The sites, ranging from 5-50MW, will be developed over the next three years with the first aiming for completion in July 2019 as part of 250MW slated for completion by October.
Around 40% of the portfolio will be made up of standalone battery storage, with over 100MW anticipated to be in the ground under the first tranche of projects.
While the company has yet to reveal where its projects will be, a 20MW gas site in Chesterfield and a developed 40MW energy storage site in Bedford was recently sold to Arlington Infrastructure, the company set up in May 2018 to build out the portfolio.
Matt Clare, director of Arlington Energy, said: “Securing this level of funding has been a fantastic achievement for us, and for the UK energy sector. We are extremely pleased to be able to deploy so many assets in the UK to support the grid network.”

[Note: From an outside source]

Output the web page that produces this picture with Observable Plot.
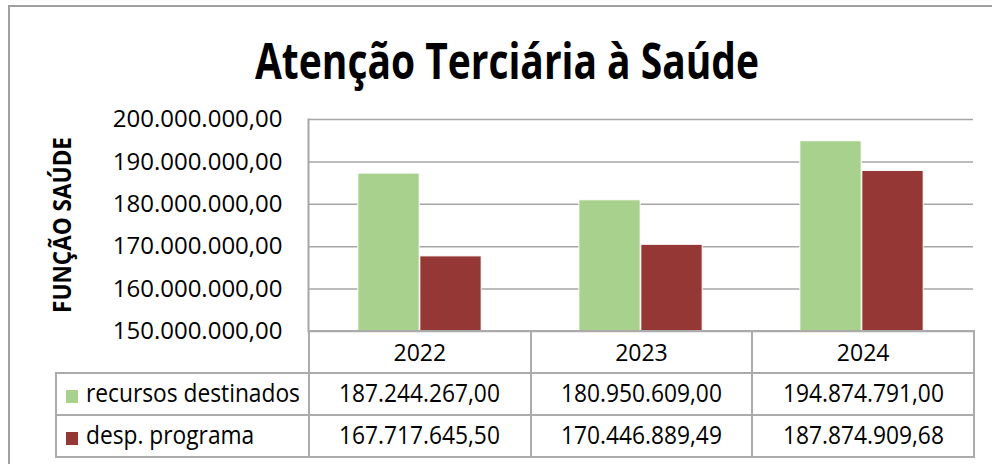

The company has yet to select its technology partners for the storage projects, and is working with advisory services firm DNV GL to provide technical assistance on procuring and deploying the most suitable assets for the portfolio.

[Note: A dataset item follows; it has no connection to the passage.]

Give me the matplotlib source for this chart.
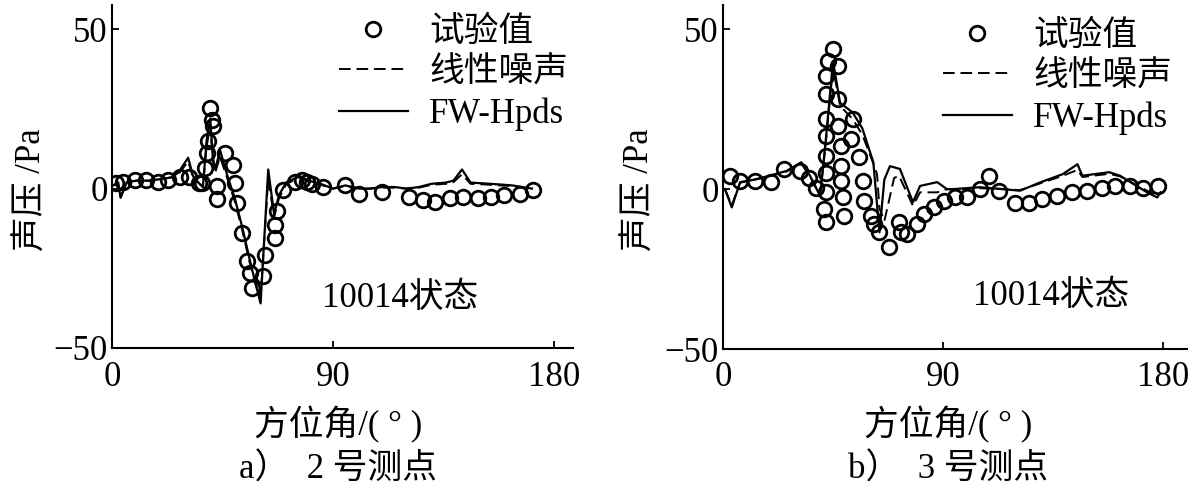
import numpy as np
import matplotlib.pyplot as plt
from matplotlib.lines import Line2D

plt.rcParams['font.family'] = ['Liberation Serif', 'Noto Sans CJK SC']
plt.rcParams['axes.unicode_minus'] = True

# ---- a) 2号测点 ----
a_test_x = [1.7, 4.5, 9.2, 14, 18.8, 22.8, 27.5, 31.5, 35.5, 36.5, 37.9, 38.5, 39.2, 39.9, 40.6, 41.3,
            42.6, 42.6, 46.0, 49.4, 50.1, 50.8, 52.8, 54.8, 56.2, 56.9, 61.6, 62.3, 66.4, 66.4, 67.0,
            69.7, 74.5, 77.2, 79.5, 81.5, 86, 95, 100.5, 110, 121, 126.5, 131.5, 137.5, 143, 149,
            154.5, 159.5, 166, 171.5]
a_test_y = [1.8, 2.1, 2.6, 2.6, 2.1, 2.6, 3.6, 3.6, 1.8, 1.8, 6.5, 11.2, 14.8, 25.3, 21.6, 19.5,
            0.7, -3.4, 11.2, 7.5, 1.8, -4.5, -13.9, -22.8, -26.4, -31.1, -27.5, -20.7, -15.5, -11.3, -7.1,
            -0.3, 2.1, 2.6, 2.2, 1.6, 0.5, 1.0, -1.6, -1.0, -2.6, -3.6, -4.2, -3.1, -2.6, -3.1,
            -2.6, -2.1, -1.6, -0.5]

a_fw_x = [0.5, 2.5, 3.5, 6, 10, 15, 20, 24, 27, 31, 33, 35, 37, 38.5, 40, 41, 42, 44, 47, 50,
          53, 56, 58.5, 60.5, 63.6, 66, 68, 71, 76.5, 80, 85, 90, 95, 101, 105, 110, 115, 120,
          125, 130, 136, 139, 142.5, 146, 152, 158, 163, 167, 171]
a_fw_y = [1, 2, -2.9, 2, 2.5, 2.5, 3, 3.5, 5, 9.7, 3.9, 2, 0.5, 15, 22, 10, 6, 12, 4, -3,
          -12, -22, -30, -36, 6, -8, -2, 2, 3.9, 2.5, 1.5, 0, 1, 0, 0, 0.5, 0.5, 0,
          0.5, 1.5, 1.9, 2.5, 6, 1.9, 1.6, 1.3, 1, 0.5, 0]

a_lin_x = [0.5, 2.5, 3.5, 6, 10, 15, 20, 24, 27, 31, 33, 35, 37, 38.5, 40, 41, 42, 44, 47, 50,
           53, 56, 58.5, 60.5, 63.6, 66, 68, 71, 76.5, 80, 85, 90, 95, 101, 105, 110, 115, 120,
           125, 130, 136, 139, 142.5, 146, 152, 158, 163, 167, 171]
a_lin_y = [1, 1.5, -2.5, 2, 2.5, 2.5, 3, 3.5, 4.5, 8.5, 3.5, 2, 0.5, 13, 20, 9, 5, 10, 3, -4,
           -13, -23, -30, -34, 3, -9, -3, 1.5, 3.5, 2.2, 1.2, 0, 0.8, 0, 0, 0.3, 0.3, 0,
           0.3, 1.2, 1.5, 2, 4.5, 1.5, 1.3, 1.0, 0.8, 0.3, 0]

# ---- b) 3号测点 ----
b_test_x = [2.7, 6.8, 12.9, 19.7, 25.1, 31.3, 35.3, 38, 41.4, 42.1, 42.1, 42.1, 42.1, 42.1, 42.1,
            42.1, 42.1, 42.8, 44.8, 46.9, 46.9, 46.9, 48.2, 48.2, 48.2, 48.9, 49.6, 53, 52.3, 55.7,
            57.1, 57.7, 60.5, 61.8, 63.9, 67.9, 72, 72.7, 75.4, 79.5, 82.2, 86.3, 90.4, 95.1, 99.9,
            105.3, 108.7, 112.8, 119.6, 125, 130.4, 136.5, 142.7, 148.8, 154.9, 160.3, 166.4,
            171.9, 178]
b_test_y = [4.2, 2.6, 2.6, 2.1, 6.2, 5.7, 3.6, 0.5, -6.2, -10.4, -1.0, 5.2, 10.4, 16.7, 21.9,
            29.7, 35.4, 40.1, 43.8, 38.5, 28.1, 19.8, 13.5, 7.3, 2.6, -2.6, -8.3, 21.9, 15.6, 9.9,
            2.6, -3.6, -8.3, -10.9, -13.5, -18.2, -10.4, -13.5, -14.1, -10.9, -7.8, -5.7, -3.6, -2.6, -2.6,
            0, 4.2, -0.5, -4.2, -4.2, -3.1, -2.1, -1.0, -0.5, 0.5, 1.0, 1.0,
            0.5, 1.0]

b_fw_x = [0.8, 3.6, 7, 13, 19, 26, 32, 35.6, 39.7, 42, 45, 47.9, 53, 57, 61.5, 64, 66, 68.3, 72.4,
          77.7, 80.6, 87.6, 91.6, 94, 105, 114.6, 121.5, 129.7, 139, 145, 147, 158, 162.4,
          173.5, 177.6, 179]
b_fw_y = [0, -5.7, 2.2, 3, 4.2, 5.7, 8.4, 4.2, -2.1, 15, 40, 27, 24, 19, 8.4, -13.5, 3, 7.2, 6.3,
          -4.1, 1, 2.2, 0, 0, 0.6, 0, -0.5, 2.1, 4.7, 7.8, 4.2, 5.3, 4.2,
          -1, -2.6, -1]

b_lin_x = [0.8, 3.6, 7, 13, 19, 26, 32, 35.6, 39.7, 42, 45, 47.9, 53, 57, 61.5, 63, 64, 66, 70,
           72, 77.7, 80.6, 87.6, 91.6, 94, 105, 114.6, 121.5, 129.7, 139, 145, 147, 158, 162.4,
           173.5, 177.6, 179]
b_lin_y = [0, -5, 2, 3, 4, 5.5, 8, 4, -2, 14, 38, 26, 22, 17, 8, 4.7, -6, -10, 3.5,
           4.2, -5.2, -1, -1, 0, 0, 0.3, 0, -0.3, 1.8, 4.2, 6, 3.8, 4.8, 4,
           -0.5, -2, -1]


fig = plt.figure(figsize=(12, 4.99), dpi=100)
ax1 = fig.add_axes([112 / 1200, 1 - 348 / 499, (573 - 112) / 1200, (348 - 5) / 499])
ax2 = fig.add_axes([723 / 1200, 1 - 349 / 499, (1187 - 723) / 1200, (349 - 5) / 499])


def draw_panel(ax, tx, ty, fx, fy, lx, ly, xmax, leg_anchor, state_xy):
    ax.plot(lx, ly, color='k', lw=1.4, ls=(0, (6, 3)))
    ax.plot(fx, fy, color='k', lw=1.6)
    ax.plot(tx, ty, 'o', mfc='none', mec='k', ms=10.5, mew=2.0)
    ax.set_xlim(0, xmax)
    ax.set_ylim(-50, 57.6)
    ax.set_xticks([0, 90, 180])
    ax.set_yticks([-50, 0, 50])
    ax.spines['top'].set_visible(False)
    ax.spines['right'].set_visible(False)
    ax.spines['left'].set_linewidth(1.5)
    ax.spines['bottom'].set_linewidth(1.5)
    ax.tick_params(direction='in', length=5, width=1.3, labelsize=25)
    ax.tick_params(axis='y', pad=3)
    ax.tick_params(axis='x', pad=9)
    handles = [
        Line2D([], [], ls='none', marker='o', mfc='none', mec='k', ms=10.5, mew=2.0),
        Line2D([], [], color='k', lw=1.4, ls=(0, (6, 3))),
        Line2D([], [], color='k', lw=1.6),
    ]
    ax.legend(handles, ['试验值', '线性噪声', 'FW-Hpds'], loc='upper right',
              bbox_to_anchor=leg_anchor, bbox_transform=fig.transFigure,
              frameon=False, fontsize=25, handlelength=2.0, handletextpad=0.6,
              labelspacing=0.22, borderpad=0, borderaxespad=0)
    fig.text(state_xy[0], state_xy[1], '10014状态', fontsize=25, ha='left', va='center')


draw_panel(ax1, a_test_x, a_test_y, a_fw_x, a_fw_y, a_lin_x, a_lin_y, 187.7,
           (568 / 1200, 1 - 16 / 499), (322 / 1200, 1 - 298 / 499))
draw_panel(ax2, b_test_x, b_test_y, b_fw_x, b_fw_y, b_lin_x, b_lin_y, 189.8,
           (1172 / 1200, 1 - 20 / 499), (973 / 1200, 1 - 296 / 499))

fig.text(32 / 1200, 1 - 190 / 499, '声压 /Pa', rotation=90, fontsize=25, ha='center', va='center')
fig.text(640 / 1200, 1 - 190 / 499, '声压 /Pa', rotation=90, fontsize=25, ha='center', va='center')
fig.text(338 / 1200, 1 - 425 / 499, '方位角/( ° )', fontsize=25, ha='center', va='center')
fig.text(948 / 1200, 1 - 425 / 499, '方位角/( ° )', fontsize=25, ha='center', va='center')
fig.text(338 / 1200, 1 - 470 / 499, 'a）  2 号测点', fontsize=25, ha='center', va='center')
fig.text(948 / 1200, 1 - 470 / 499, 'b）  3 号测点', fontsize=25, ha='center', va='center')

fig.savefig('out.png', dpi=100)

“They will be tendering every top manufacturer and system provider with experience in energy storage globally,” Clare said.

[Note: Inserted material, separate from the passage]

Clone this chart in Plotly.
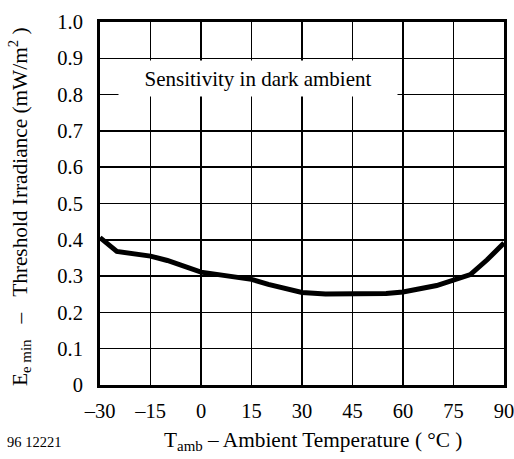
import plotly.graph_objects as go

# Data
temperature = [-30, -25, -15, -10, 0, 15, 20, 30, 37, 45, 55, 60, 70, 80, 85, 90]
threshold = [0.406, 0.368, 0.355, 0.343, 0.311, 0.291, 0.277, 0.255, 0.251, 0.250, 0.252, 0.256, 0.274, 0.304, 0.345, 0.391]

x_tickvals = [-30, -15, 0, 15, 30, 45, 60, 75, 90]
x_ticktext = ["\u201330", "\u201315", "0", "15", "30", "45", "60", "75", "90"]
y_tickvals = [0, 0.1, 0.2, 0.3, 0.4, 0.5, 0.6, 0.7, 0.8, 0.9, 1.0]
y_ticktext = ["0", "0.1", "0.2", "0.3", "0.4", "0.5", "0.6", "0.7", "0.8", "0.9", "1.0"]

FONT = "Liberation Serif, Times New Roman, serif"
NB = "\u00a0"

# Plot area in window pixels (page body margin is removed below)
W, H = 514, 459
plot_l, plot_r, plot_t, plot_b = 100, 504, 22, 385

fig = go.Figure()
fig.add_trace(go.Scatter(
    x=temperature, y=threshold, mode="lines",
    line=dict(color="black", width=5),
    hoverinfo="skip", showlegend=False,
))

fig.update_layout(
    width=W, height=H,
    margin=dict(l=plot_l, r=W - plot_r, t=plot_t, b=H - plot_b, pad=0, autoexpand=False),
    paper_bgcolor="white", plot_bgcolor="white",
    font=dict(family=FONT, size=20.5, color="black"),
    xaxis=dict(
        range=[-30, 90], tickvals=x_tickvals, ticktext=x_ticktext,
        showgrid=True, gridcolor="black", gridwidth=1.5,
        showline=True, linecolor="black", linewidth=3, mirror=True,
        ticks="outside", ticklen=5, tickcolor="rgba(0,0,0,0)",
        ticklabeloverflow="allow", automargin=False,
        zeroline=False, fixedrange=True,
    ),
    yaxis=dict(
        range=[0, 1.0], tickvals=y_tickvals, ticktext=y_ticktext,
        showgrid=True, gridcolor="black", gridwidth=1.5,
        showline=True, linecolor="black", linewidth=3, mirror=True,
        ticks="outside", ticklen=10, tickcolor="rgba(0,0,0,0)",
        automargin=False,
        zeroline=False, fixedrange=True,
    ),
    annotations=[
        dict(
            x=17, y=0.844, xref="x", yref="y",
            text="Sensitivity in dark ambient", showarrow=False,
            bgcolor="white", width=276, height=33,
            font=dict(family=FONT, size=21, color="black"),
        ),
        dict(
            x=313, y=441, xref="paper", yref="paper",
            text="T<sub>amb</sub> \u2013 Ambient Temperature ( \u00b0C )",
            showarrow=False, xanchor="center", yanchor="middle",
            font=dict(family=FONT, size=21.3, color="black"),
        ),
        dict(
            x=20, y=207, xref="paper", yref="paper",
            text="E<sub>e min</sub>" + NB * 3 + "\u2013" + NB * 3 + "Threshold Irradiance (mW/m<sup>2</sup> )",
            showarrow=False, textangle=-90, xanchor="center", yanchor="middle",
            font=dict(family=FONT, size=21.3, color="black"),
        ),
        dict(
            x=34, y=442, xref="paper", yref="paper",
            text="96 12221", showarrow=False, xanchor="center", yanchor="middle",
            font=dict(family=FONT, size=14.5, color="black"),
        ),
    ],
)

# convert window-pixel positions for paper-referenced annotations
for ann in fig.layout.annotations:
    if ann.xref == "paper":
        ann.x = (ann.x - plot_l) / (plot_r - plot_l)
        ann.y = (plot_b - ann.y) / (plot_b - plot_t)

fig.write_html(
    "out.html",
    config={"displayModeBar": False, "staticPlot": True},
    post_script="document.body.style.margin='0px';document.body.style.overflow='hidden';",
)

The projects will rely on Capacity Market contracts it hopes in to win in February 2019’s T-4 auction to support a merchant trading strategy in what it sees as a distributed energy market susceptible to system volatility.
This approach was recently called for by a panel of energy storage providers at Solar & Storage Live, which claimed that investors needed to “come to grips” with merchant risk following years of subsidy-backed opportunities.
As a relative newcomer to the market, having been established in July 2017, Arlington describes itself as “focused on the acquisition, development and ownership of clean energy assets across the UK”.
When asked why the company had chosen gas generation for its first portfolio, Clare said: “We consider gas peaking as the lowest carbon form of providing distributed long-duration power to the grid.
“Clearly it is not as green as energy storage, wind, solar, biomass etc, however the UK still requires base load style technology and given the timescales and risk associated with nuclear, coal and diesel.”
He added that storage offered “strong benefits” in optimising the intermittent renewables on the system.